ちなみに俺の名前、八郎は八男だかららしい。他の兄弟もそんな感じで産まれた順番が名前の由来になっている。
書類に確認済みの判を押し、また作業を続ける。二十分ほどやっているが、ようやく五分の一といったところ。多い……。そんな風にだれていた時だった。
『メールを受信しました。システムからのメールを受信しました』
そんなこえが響き、メールの映されたホログラムが自動で出てきた。
『皆様、Black World Online 楽しんでおりますでしょうか。私共としては、皆様が楽しむことを祈るばかりです。前書きはこのくらいにして、早速本題に入ろうと思います。ズバリ、今回はイベントの開催日をお伝えしたく、このようなメールをお送りいたしました……』
俺は目を見開いた。イベントの開催日、ついに明かされるのか。俺は逸る気持ちを抑えながら、じっくり読んでいく。
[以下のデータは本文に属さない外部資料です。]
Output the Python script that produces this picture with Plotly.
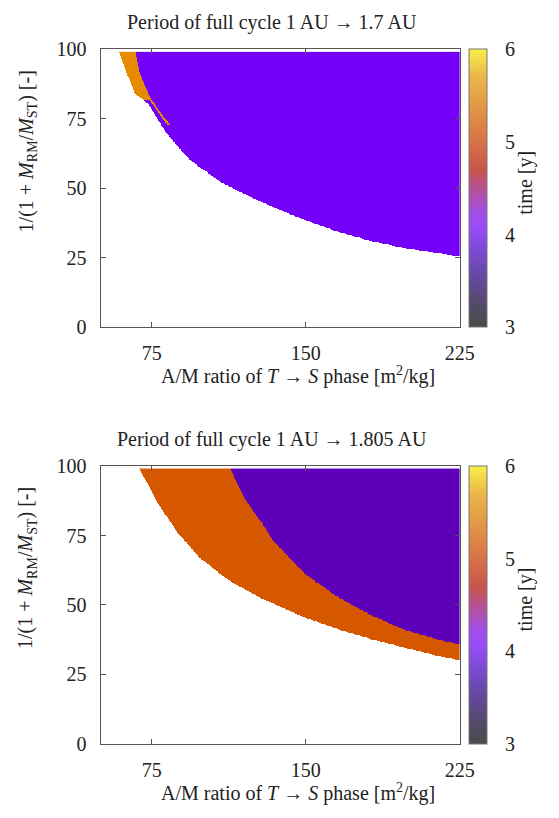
import numpy as np
import plotly.graph_objects as go

W, H = 559, 818

# ---------------- data ----------------
# Top panel: 1 AU -> 1.7 AU
top_title = "Period of full cycle 1 AU → 1.7 AU"
top_lower_x = [59.0, 66.6, 72.9, 82.4, 93.5, 109.2, 125.1, 136.1, 149.5, 165.4, 181.1, 196.9, 212.7, 225.0]
top_lower_y = [99.0, 84.2, 80.7, 69.6, 60.2, 52.0, 46.2, 42.7, 38.6, 34.5, 31.2, 28.7, 26.9, 25.6]
top_orange_edge_y = [82.0, 91.8, 99.0]
top_orange_edge_x = [74.5, 69.0, 67.1]
top_sliver_y = [72.8, 82.0]
top_sliver_x = [83.2, 74.2]
top_time_main = 3.65     # purple region
top_time_alt = 5.35      # orange region

# Bottom panel: 1 AU -> 1.805 AU
bot_title = "Period of full cycle 1 AU → 1.805 AU"
bot_lower_x = [69.0, 77.7, 87.2, 98.2, 112.4, 128.2, 149.5, 165.4, 181.1, 197.1, 212.7, 225.0]
bot_lower_y = [99.0, 86.9, 76.4, 67.1, 58.9, 52.5, 45.5, 41.4, 37.9, 34.9, 32.0, 30.1]
bot_mid_x = [113.2, 120.3, 128.2, 133.7, 149.5, 165.4, 181.1, 197.1, 212.7, 225.0]
bot_mid_y = [99.2, 88.1, 79.9, 73.5, 61.2, 53.0, 46.6, 41.4, 37.9, 35.8]
bot_time_main = 3.45     # purple region
bot_time_alt = 4.95      # orange region

x_ticks = [75, 150, 225]
y_ticks = [0, 25, 50, 75, 100]
c_ticks = [3, 4, 5, 6]
c_min, c_max = 3, 6

# ---------------- grid ----------------
xs = np.arange(50.0, 225.01, 0.25)
ys = np.arange(0.0, 99.01, 0.25)
X, Y = np.meshgrid(xs, ys)

# top
lb = np.interp(X, top_lower_x, top_lower_y, left=1e9, right=1e9)
inside = Y >= lb
z_top = np.where(inside, top_time_main, np.nan)
edge = np.interp(Y, top_orange_edge_y, top_orange_edge_x)
orange = inside & (Y >= 82.0) & (X <= edge)
sl = np.interp(Y, top_sliver_y, top_sliver_x)
sliver = inside & (Y >= top_sliver_y[0]) & (Y < 82.0) & (np.abs(X - sl) <= 0.6)
z_top = np.where(orange | sliver, top_time_alt, z_top)

# bottom
lb2 = np.interp(X, bot_lower_x, bot_lower_y, left=1e9, right=1e9)
inside2 = Y >= lb2
mid = np.interp(X, bot_mid_x, bot_mid_y, left=1e9)
z_bot = np.where(inside2, np.where(Y < mid, bot_time_alt, bot_time_main), np.nan)

# ---------------- palettes ----------------
def n(v):
    return (v - c_min) / (c_max - c_min)

fill_scale = [
    [0.0, "#4a4a4a"],
    [n(bot_time_main), "#5d00b9"],
    [n(top_time_main), "#7500f7"],
    [n(bot_time_alt), "#d55800"],
    [n(top_time_alt), "#e68a00"],
    [1.0, "#f5ee50"],
]
bar_scale = [
    [0.00, "#4b4b4b"],
    [0.07, "#524a62"],
    [0.15, "#5f4890"],
    [0.27, "#7a4ad4"],
    [0.36, "#9a4cfa"],
    [0.41, "#a04ee6"],
    [0.46, "#ad50b8"],
    [0.52, "#bc5280"],
    [0.56, "#c5554c"],
    [0.66, "#d67048"],
    [0.78, "#e19446"],
    [0.90, "#ebb54a"],
    [1.00, "#f8f048"],
]

FONT = dict(family="Liberation Serif", size=20, color="#222222")

def py(p):
    return 1 - p / H

def px(p):
    return p / W

x_dom = [px(103.3), px(472.3)]
top_dom = [py(325), py(39.5)]
bot_dom = [py(753), py(467.7)]
cb_left, cb_thick = 481.7, 17.6

fig = go.Figure()
shapes = []

for i, (z, dom) in enumerate([(z_top, top_dom), (z_bot, bot_dom)]):
    xa = "x" if i == 0 else "x2"
    ya = "y" if i == 0 else "y2"
    fig.add_trace(go.Heatmap(
        x=xs, y=ys, z=z, xaxis=xa, yaxis=ya,
        colorscale=fill_scale, zmin=c_min, zmax=c_max, showscale=False,
        zsmooth=False, hoverinfo="skip",
    ))
    fig.add_trace(go.Scatter(
        x=[None], y=[None], xaxis=xa, yaxis=ya, mode="markers", showlegend=False,
        marker=dict(
            color=[c_min, c_max], colorscale=bar_scale, cmin=c_min, cmax=c_max, showscale=True,
            colorbar=dict(
                x=px(cb_left), xanchor="left", xpad=0,
                y=(dom[0] + dom[1]) / 2, yanchor="middle", ypad=0,
                len=dom[1] - dom[0], lenmode="fraction",
                thickness=cb_thick, thicknessmode="pixels",
                outlinecolor="#777777", outlinewidth=1,
                tickvals=c_ticks, ticks="outside", ticklen=14,
                tickcolor="rgba(0,0,0,0)", tickfont=FONT,
            ),
        ),
    ))
    # small inside tick marks on both edges of the colour bar
    for v in c_ticks[1:-1]:
        yv = dom[0] + n(v) * (dom[1] - dom[0])
        for x0, x1 in [(cb_left, cb_left + 4), (cb_left + cb_thick - 4, cb_left + cb_thick)]:
            shapes.append(dict(type="line", xref="paper", yref="paper",
                               x0=px(x0), x1=px(x1), y0=yv, y1=yv,
                               line=dict(color="#666666", width=1)))

axis_common = dict(
    showline=True, linecolor="#555555", linewidth=1, mirror="ticks",
    ticks="inside", ticklen=5, tickcolor="#555555", showgrid=False,
    zeroline=False, tickfont=FONT,
)

fig.update_layout(
    width=W, height=H,
    margin=dict(l=0, r=0, t=0, b=0),
    paper_bgcolor="white", plot_bgcolor="white",
    font=FONT, showlegend=False, shapes=shapes,
    xaxis=dict(domain=x_dom, range=[50, 225], tickvals=x_ticks, anchor="y",
               ticklabelstandoff=8, **axis_common),
    yaxis=dict(domain=top_dom, range=[0, 100], tickvals=y_ticks, anchor="x",
               ticklabelstandoff=9, **axis_common),
    xaxis2=dict(domain=x_dom, range=[50, 225], tickvals=x_ticks, anchor="y2",
                ticklabelstandoff=8, **axis_common),
    yaxis2=dict(domain=bot_dom, range=[0, 100], tickvals=y_ticks, anchor="x2",
                ticklabelstandoff=9, **axis_common),
)

xtitle = "A/M ratio of <i>T</i> → <i>S</i> phase [m<sup>2</sup>/kg]"
ytitle = "1/(1 + <i>M</i><sub>RM</sub>/<i>M</i><sub>ST</sub>) [-]"
ann = []
for off, t in [(0, top_title), (428.2, bot_title)]:
    ann.append(dict(text=t, x=px(279), y=py(12 + off), xref="paper", yref="paper",
                    xanchor="center", yanchor="middle", showarrow=False, font=FONT))
    ann.append(dict(text=xtitle, x=px(306), y=py(375 + off), xref="paper", yref="paper",
                    xanchor="center", yanchor="middle", showarrow=False, font=FONT))
    ann.append(dict(text=ytitle, x=px(28), y=py(144 + off), xref="paper", yref="paper",
                    xanchor="center", yanchor="middle", textangle=-90,
                    showarrow=False, font=FONT))
    ann.append(dict(text="time [y]", x=px(540), y=py(177 + off), xref="paper", yref="paper",
                    xanchor="center", yanchor="middle", textangle=-90,
                    showarrow=False, font=FONT))
fig.update_layout(annotations=ann)

fig.write_html("out.html")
『八月のイベント、開催日は五日後でございます。場所は初めの町、北にあります『魔女の館』。参加受付、ルール説明は当日とさせてもらいます。通達は以上です』
五日後。突然すぎて驚いたが、今はとにかくスキル習得を頑張るか。俺の場合はステータスがあれだが、覚えておいて損はないはずだからな。いずれは、俺と同レベルにまでレベルを上げてくる者だって出てくるかもしれないしな。
「争いを止めるには、何者をも凌駕する途轍もない力が必要だ。力なき者には、何もできない」
中途半端な力じゃ、駄目なんだ。